Texas is a vast state, and very flat. We’d start driving at six in the morning and still be driving at ten o’clock that night and still be in the same State. It’s a big country.
New Mexico came next. It is very beautiful, a beautiful wilderness and not much else. You don’t see many towns in America like the old west but we passed through a lot of them in New Mexico. The people are very laid back, they don’t like city people and don’t mix with them, they call them ‘City Slickers’. City people on the other hand call them ‘Red Necks’. Style is about fifteen years behind the rest of the world. Here everybody is going around in baseball caps, T-shirts, jeans and boots. It’s like something out of the eighties. We drove around and took in some of the scenery. The highways are lovely, we saw lots of caves and overhanging rocks. We went to an animal reservation run by two Indian sisters, they kept Coyotes and Foxes. Then we moved on.
We got to Flagstaff in northern Arizona and saw the Grand Canyon. We arrived at dusk as the Sun was going down and it was all I had pictured it to be, only ten times bigger and ten times more beautiful, absolutely breathtaking. We stayed for two nights and then carried on to California.
We were down south and came up through Los Angeles, and we stayed at a place outside Hollywood called Half Moon Bay. There we met some American hippies and we hung around with them for two days. We explained we were going to San Francisco and they said “no, man it’s too fast”. They were all doing their own thing, which wasn’t very much, just letting life meander along, no stress. City life was not for them.

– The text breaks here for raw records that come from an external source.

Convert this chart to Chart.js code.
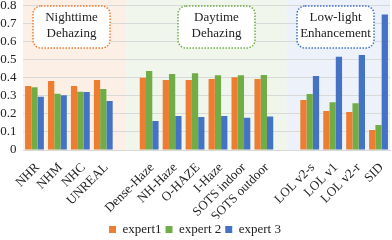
<!DOCTYPE html>
<html>
<head>
<meta charset="utf-8">
<script src="https://cdn.jsdelivr.net/npm/chart.js@4"></script>
<style>
  html, body { margin: 0; padding: 0; background: #fff; }
  #wrap { width: 392px; height: 240px; }
</style>
</head>
<body>
<div id="wrap"><canvas id="chart" width="392" height="240"></canvas></div>
<script>
const categories = ['NHR', 'NHM', 'NHC', 'UNREAL', '', 'Dense-Haze', 'NH-Haze', 'O-HAZE', 'I-Haze',
    'SOTS indoor', 'SOTS outdoor', '', 'LOL v2-s', 'LOL v1', 'LOL v2-r', 'SID'];
const seriesNames = ['expert1', 'expert 2', 'expert 3'];
const expert1 = [0.354, 0.381, 0.354, 0.387, null, 0.399, 0.387, 0.387, 0.392, 0.402, 0.392, null, 0.276, 0.215, 0.21, 0.11];
const expert2 = [0.346, 0.311, 0.322, 0.337, null, 0.436, 0.42, 0.424, 0.413, 0.413, 0.414, null, 0.309, 0.264, 0.258, 0.138];
const expert3 = [0.294, 0.302, 0.32, 0.271, null, 0.16, 0.188, 0.182, 0.188, 0.178, 0.185, null, 0.409, 0.515, 0.525, 0.748];
const yTicks = [0, 0.1, 0.2, 0.3, 0.4, 0.5, 0.6, 0.7, 0.8];

// task groups: category range, label lines, colours, note box
const groups = [
    { from: 0, to: 4, lines: ['Nighttime', 'Dehazing'], bg: '#fcf0e6', edge: '#ed7d31', box: [33, 6, 77, 42] },
    { from: 4, to: 11, lines: ['Daytime', 'Dehazing'], bg: '#f0f6ec', edge: '#70ad47', box: [178, 6, 77, 42] },
    { from: 11, to: 16, lines: ['Low-light', 'Enhancement'], bg: '#edf2fa', edge: '#4472c4', box: [297, 6, 77, 42] }
];

const serif = '"Liberation Serif", "Times New Roman", serif';
const colors = ['#ed7d31', '#70ad47', '#4472c4'];

const bands = {
    id: 'bands',
    beforeDraw(chart) {
        const { ctx, chartArea: a, scales: { x } } = chart;
        ctx.save();
        groups.forEach(g => {
            const l = g.from === 0 ? a.left : x.getPixelForValue(g.from);
            const r = g.to >= categories.length ? a.right : x.getPixelForValue(g.to);
            ctx.fillStyle = g.bg;
            ctx.fillRect(l, 0, r - l, a.bottom);
        });
        ctx.restore();
    },
    afterDraw(chart) {
        const { ctx } = chart;
        ctx.save();
        groups.forEach(g => {
            const [bx, by, bw, bh] = g.box;
            ctx.beginPath();
            ctx.roundRect(bx, by, bw, bh, 8);
            ctx.fillStyle = '#fff';
            ctx.fill();
            ctx.setLineDash([1.5, 1.5]);
            ctx.lineWidth = 1.5;
            ctx.strokeStyle = g.edge;
            ctx.stroke();
            ctx.setLineDash([]);
            ctx.fillStyle = '#222';
            ctx.font = '13px ' + serif;
            ctx.textAlign = 'center';
            ctx.textBaseline = 'middle';
            ctx.fillText(g.lines[0], bx + bw / 2, by + 12);
            ctx.fillText(g.lines[1], bx + bw / 2, by + 28);
        });
        ctx.restore();
    }
};

new Chart(document.getElementById('chart'), {
    type: 'bar',
    data: {
        labels: categories,
        datasets: [expert1, expert2, expert3].map((d, i) => ({
            label: seriesNames[i],
            data: d,
            backgroundColor: colors[i],
            borderWidth: 0,
            categoryPercentage: 0.82,
            barPercentage: 1
        }))
    },
    options: {
        responsive: false,
        animation: false,
        layout: { padding: { top: 0, right: 2, left: 0, bottom: -6 } },
        plugins: {
            legend: {
                position: 'bottom',
                labels: {
                    font: { family: serif, size: 13, lineHeight: 1 },
                    color: '#222',
                    boxWidth: 7,
                    boxHeight: 7,
                    padding: 4
                }
            },
            tooltip: { enabled: false }
        },
        scales: {
            x: {
                afterFit(s) { s.height = 69; },
                grid: { display: false },
                border: { color: '#d9d9d9' },
                ticks: {
                    autoSkip: false,
                    maxRotation: 45,
                    minRotation: 45,
                    padding: 2,
                    labelOffset: 3,
                    color: '#222',
                    font: { family: serif, size: 13 }
                }
            },
            y: {
                min: 0,
                max: 0.8,
                afterFit(s) { s.width = 23; },
                afterBuildTicks(s) { s.ticks = yTicks.map(v => ({ value: v })); },
                grid: { color: '#d9d9d9', drawTicks: false },
                border: { display: false },
                ticks: {
                    autoSkip: false,
                    padding: 0,
                    color: '#222',
                    font: { family: serif, size: 13, lineHeight: 0.8 },
                    // trailing en space keeps the gap to the plot
                    callback: v => (v === 0 ? '0' : v.toFixed(1)) + '\u2002'
                }
            }
        }
    },
    plugins: [bands]
});
</script>
</body>
</html>
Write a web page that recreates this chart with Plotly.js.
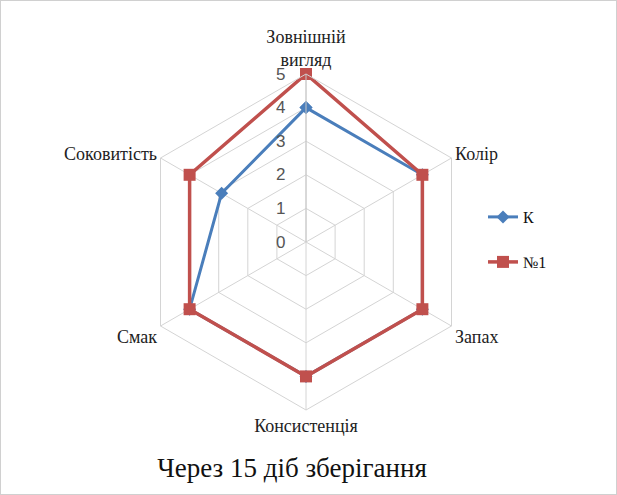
<!DOCTYPE html>
<html><head><meta charset="utf-8">
<script src="https://cdn.plot.ly/plotly-3.0.1.min.js"></script>
<style>html,body{margin:0;padding:0;background:#fff}#c{width:615px;height:493px;border:1px solid #d0d0d0}</style>
</head><body><div id="c"></div>
<script>
const categories = ['Зовнішній<br>вигляд', 'Колір', 'Запах', 'Консистенція', 'Смак', 'Соковитість'];
const seriesK = [4, 4, 4, 4, 4, 2.9];
const series1 = [5, 4, 4, 4, 4, 4];
const radialTicks = [0, 1, 2, 3, 4, 5];
const close = a => a.concat([a[0]]);
const serif = 'Liberation Serif, Times New Roman, serif';
const data = [
  {type:'scatterpolar', r: close(seriesK), theta: close(categories), name:'К', mode:'lines+markers',
   line:{color:'#4A7EBB', width:3}, marker:{symbol:'diamond', size:10, color:'#4A7EBB'}, legend:'legend'},
  {type:'scatterpolar', r: close(series1), theta: close(categories), name:'№1', mode:'lines+markers',
   line:{color:'#C0504D', width:3.5}, marker:{symbol:'square', size:12, color:'#C0504D'}, legend:'legend2'}
];
const layout = {
  width:615, height:493, margin:{l:0,r:0,t:0,b:0}, paper_bgcolor:'#fff',
  showlegend:true,
  title:{text:'Через 15 діб зберігання', font:{family:serif, size:27, color:'#111'}, x:291/615, xanchor:'center', y:1-467/493, yanchor:'middle', yref:'paper'},
  polar:{
    domain:{x:[137/615, 473/615], y:[(493-409)/493, (493-73)/493]},
    bgcolor:'rgba(0,0,0,0)',
    angularaxis:{rotation:90, direction:'clockwise', gridcolor:'#d4d4d4', linecolor:'#d4d4d4', showline:true, linewidth:1,
      tickfont:{family:serif, size:18, color:'#222'}, ticks:'', type:'category'},
    radialaxis:{range:[0,5], tickvals:radialTicks, ticktext:radialTicks.map(v => v + '\u00a0\u00a0\u00a0'), angle:90, tickangle:90, gridcolor:'#d4d4d4', linecolor:'#c8c8c8',
      showline:true, ticks:'', tickfont:{family:'Liberation Sans, Arial, sans-serif', size:17, color:'#555'}, side:'counterclockwise'},
    gridshape:'linear'
  },
  legend:{x:482/615, y:1-216/493, xanchor:'left', yanchor:'middle', font:{family:serif, size:16, color:'#111'}, bgcolor:'rgba(0,0,0,0)'},
  legend2:{x:482/615, y:1-261/493, xanchor:'left', yanchor:'middle', font:{family:serif, size:16, color:'#111'}, bgcolor:'rgba(0,0,0,0)'}
};
Plotly.newPlot('c', data, layout, {displayModeBar:false, staticPlot:true});
</script></body></html>
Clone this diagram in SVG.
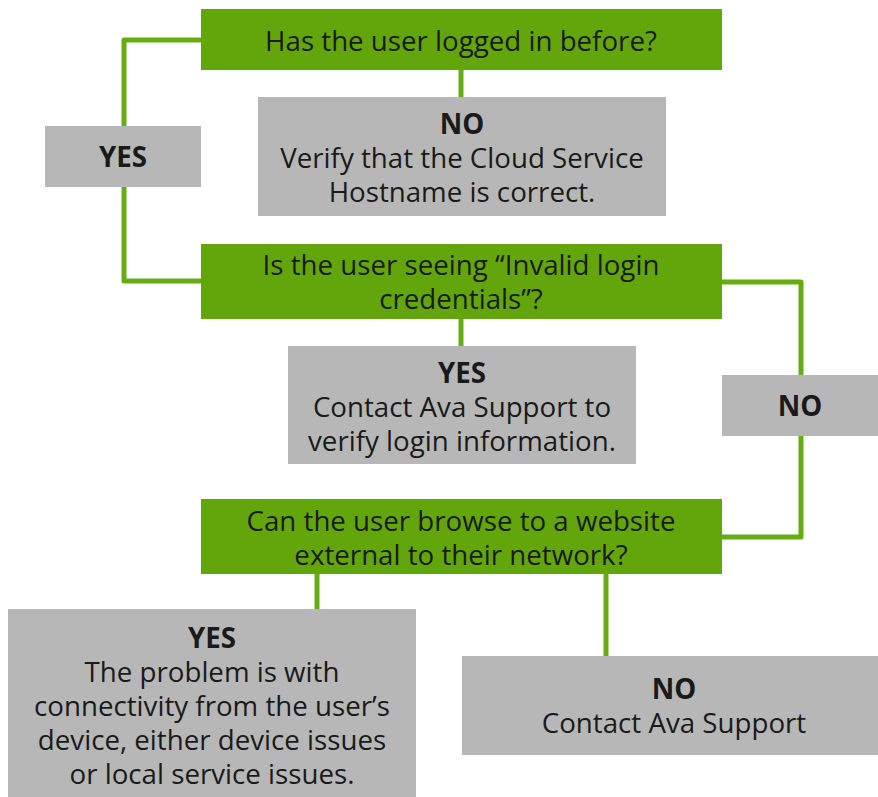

We got to San Francisco and stayed there for eight months. It’s a real young persons city. It’s got a great social scene, lots of bars, clubs, coffee shops, places steeped in history, so much to do. We rented a flat in Hayt Ashbury. That’s where the Hippie revolution started. That’s where Janis Joplin, Jimmy Hendrix, The Grateful Dead, and Charles Manson lived. We loved it. People have more time there, the atmosphere has a good effect on everyone. Funnily enough we didn’t meet many people from San Francisco, but we met people from Ireland, England, from all over America, from anywhere and everywhere, blow ins like ourselves, all there for the experience. For us it was the kindest place on Earth.